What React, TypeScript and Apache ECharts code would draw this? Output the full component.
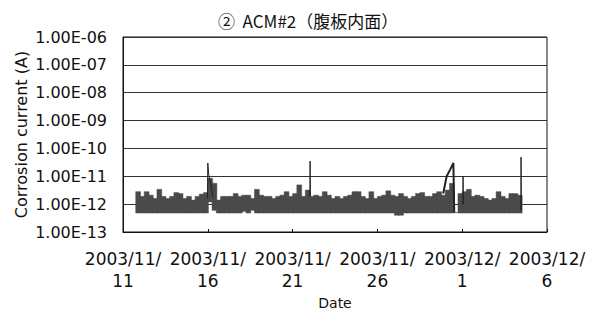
import React, { useEffect, useRef } from "react";
import * as echarts from "echarts";

// Time axis: days after 2003/11/11 00:00
const xTickLabels = ["2003/11/\n11", "2003/11/\n16", "2003/11/\n21", "2003/11/\n26", "2003/12/\n1", "2003/12/\n6"];
const yTickLabels = ["1.00E-13", "1.00E-12", "1.00E-11", "1.00E-10", "1.00E-09", "1.00E-08", "1.00E-07", "1.00E-06"];

// Band of the dense hourly record, read as 6-hour bins (upper and lower envelope, A)
const bandStartDay = 0.75;
const bandBinDays = 0.25;
const bandHigh = [
  2.8e-12, 1.9e-12, 2.8e-12, 2.1e-12, 1.6e-12, 3.4e-12, 1.9e-12, 1.6e-12, 1.9e-12, 2.6e-12,
  2.4e-12, 1.6e-12, 1.9e-12, 1.4e-12, 1.9e-12, 2.3e-12, 2.6e-12, 8.5e-12, 5.6e-12, 1.4e-12,
  1.9e-12, 1.9e-12, 1.9e-12, 2.4e-12, 1.9e-12, 2.1e-12, 2.1e-12, 1.6e-12, 3.4e-12, 2.1e-12,
  1.9e-12, 1.9e-12, 1.6e-12, 1.9e-12, 2.1e-12, 2.8e-12, 1.9e-12, 2.4e-12, 4.9e-12, 1.9e-12,
  3.2e-12, 1.9e-12, 2.1e-12, 1.9e-12, 2.8e-12, 2.1e-12, 1.6e-12, 1.9e-12, 1.6e-12, 1.9e-12,
  2.1e-12, 2.8e-12, 2.8e-12, 1.9e-12, 1.6e-12, 2.8e-12, 1.6e-12, 1.9e-12, 2.1e-12, 3.0e-12,
  2.1e-12, 1.9e-12, 2.4e-12, 1.9e-12, 1.6e-12, 1.9e-12, 2.4e-12, 2.6e-12, 1.9e-12, 1.9e-12,
  2.4e-12, 2.8e-12, 2.1e-12, 3.2e-12, 5.6e-12, 5.0e-13, 2.4e-12, 2.8e-12, 3.4e-12, 1.9e-12,
  2.1e-12, 1.9e-12, 1.6e-12, 1.4e-12, 1.6e-12, 2.8e-12, 1.9e-12, 1.6e-12, 2.4e-12, 2.4e-12,
  2.1e-12,
];
const bandLow = [
  4.8e-13, 4.8e-13, 4.8e-13, 4.8e-13, 4.8e-13, 4.8e-13, 4.8e-13, 4.8e-13, 4.8e-13, 4.8e-13,
  4.8e-13, 4.8e-13, 4.8e-13, 4.8e-13, 4.8e-13, 4.8e-13, 4.8e-13, 1.2e-12, 6.0e-13, 4.8e-13,
  4.8e-13, 4.8e-13, 4.8e-13, 4.8e-13, 4.8e-13, 5.5e-13, 4.8e-13, 6.0e-13, 4.8e-13, 4.8e-13,
  4.8e-13, 4.8e-13, 4.8e-13, 4.8e-13, 4.8e-13, 4.8e-13, 4.8e-13, 4.8e-13, 4.8e-13, 4.8e-13,
  4.8e-13, 4.8e-13, 4.8e-13, 4.8e-13, 4.8e-13, 4.8e-13, 4.8e-13, 4.8e-13, 4.8e-13, 4.8e-13,
  4.8e-13, 4.8e-13, 4.8e-13, 4.8e-13, 4.8e-13, 4.8e-13, 4.8e-13, 4.8e-13, 4.8e-13, 4.8e-13,
  4.8e-13, 4.0e-13, 4.0e-13, 4.8e-13, 4.8e-13, 4.8e-13, 4.8e-13, 4.8e-13, 4.8e-13, 4.8e-13,
  4.8e-13, 4.8e-13, 4.8e-13, 4.8e-13, 4.8e-13, 5.0e-13, 4.8e-13, 4.8e-13, 4.8e-13, 4.8e-13,
  4.8e-13, 4.8e-13, 4.8e-13, 4.8e-13, 4.8e-13, 4.8e-13, 4.8e-13, 4.8e-13, 4.8e-13, 4.8e-13,
  4.8e-13,
];

// Sharp excursions drawn as lines: [day, current A]
const spike1 = [[4.98, 1.6e-12], [5.0, 3.0e-11], [5.05, 1.2e-11], [5.1, 8.0e-12], [5.18, 5.5e-12], [5.3, 1.8e-12]];
const spike2 = [[11.02, 1.9e-12], [11.03, 3.5e-11], [11.05, 1.9e-12]];
const ramp = [[18.88, 2.4e-12], [19.08, 9.8e-12], [19.28, 1.7e-11], [19.48, 3.0e-11], [19.53, 5.0e-13]];
const spike3 = [[20.04, 1.0e-12], [20.05, 1.0e-11], [20.07, 1.0e-12]];
const spike4 = [[23.46, 6.0e-13], [23.47, 4.9e-11], [23.49, 6.0e-13]];

export default function App() {
  const ref = useRef<HTMLDivElement>(null);
  useEffect(() => {
    if (!ref.current) return;
    const chart = echarts.init(ref.current, undefined, { renderer: "svg" });
    const bandData = bandHigh.map((h, i) => [
      bandStartDay + i * bandBinDays,
      bandStartDay + (i + 1) * bandBinDays,
      bandLow[i],
      h,
    ]);
    const lineSeries = (data: number[][], width = 1) => ({
      type: "line",
      data,
      showSymbol: false,
      symbol: "none",
      lineStyle: { color: "#222", width },
      z: 3,
    });
    const fontFamily = "DejaVu Sans";
    chart.setOption({
      animation: false,
      backgroundColor: "#fff",
      title: {
        text: "②  ACM#2（腹板内面）",
        left: 213,
        top: 7,
        textStyle: { fontFamily: "Noto Sans CJK JP", fontSize: 17, fontWeight: "normal", color: "#111" },
      },
      grid: {
        left: 123,
        right: 48,
        top: 37,
        bottom: 79,
        show: true,
        borderColor: "#111",
        borderWidth: 1,
        containLabel: false,
        outerBoundsMode: "none",
      },
      xAxis: {
        type: "value",
        min: 0,
        max: 25,
        interval: 5,
        name: "Date",
        nameLocation: "middle",
        nameGap: 71,
        nameMoveOverlap: false,
        nameTextStyle: { fontFamily, fontSize: 14, color: "#111", verticalAlign: "middle" },
        axisLine: { lineStyle: { color: "#111" } },
        axisTick: { show: true, inside: true, length: 3, lineStyle: { color: "#111" } },
        splitLine: { show: false },
        axisLabel: {
          fontFamily,
          fontSize: 17,
          color: "#111",
          lineHeight: 22,
          margin: 16,
          formatter: (v: number) => xTickLabels[Math.round(v / 5)] ?? "",
        },
      },
      yAxis: {
        type: "log",
        logBase: 10,
        min: 1e-13,
        max: 1e-6,
        name: "Corrosion current (A)",
        nameLocation: "middle",
        nameGap: 102,
        nameMoveOverlap: false,
        nameTextStyle: { fontFamily, fontSize: 16, color: "#111", verticalAlign: "middle" },
        axisLine: { show: true, lineStyle: { color: "#111" } },
        axisTick: { show: false },
        splitLine: { show: true, lineStyle: { color: "#333", width: 1 } },
        axisLabel: {
          fontFamily,
          fontSize: 16,
          color: "#111",
          margin: 16,
          formatter: (v: number) => yTickLabels[Math.round(Math.log10(v)) + 13] ?? "",
        },
      },
      series: [
        {
          type: "custom",
          data: bandData,
          encode: { x: [0, 1], y: [2, 3] },
          z: 2,
          renderItem: (_params: any, api: any) => {
            const p0 = api.coord([api.value(0), api.value(3)]);
            const p1 = api.coord([api.value(1), api.value(2)]);
            return {
              type: "rect",
              shape: { x: p0[0], y: p0[1], width: p1[0] - p0[0] + 0.6, height: p1[1] - p0[1] },
              style: { fill: "#4a4a4a", stroke: "#4a4a4a", lineWidth: 0.5 },
            };
          },
        },
        lineSeries(spike1),
        lineSeries(spike2),
        lineSeries(ramp, 2),
        lineSeries(spike3),
        lineSeries(spike4),
      ],
    });
    return () => chart.dispose();
  }, []);
  return <div ref={ref} style={{ position: "fixed", left: 0, top: 0, width: 595, height: 311 }} />;
}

##########

§ Work required: Write out an exact copy of the listing, first line through the line containing "import * as", with the pictures left out.

§ Problem solution:
What React, TypeScript and Apache ECharts code would draw this? Output the full component.
import React, { useEffect, useRef } from "react";
import * as echarts from "echarts";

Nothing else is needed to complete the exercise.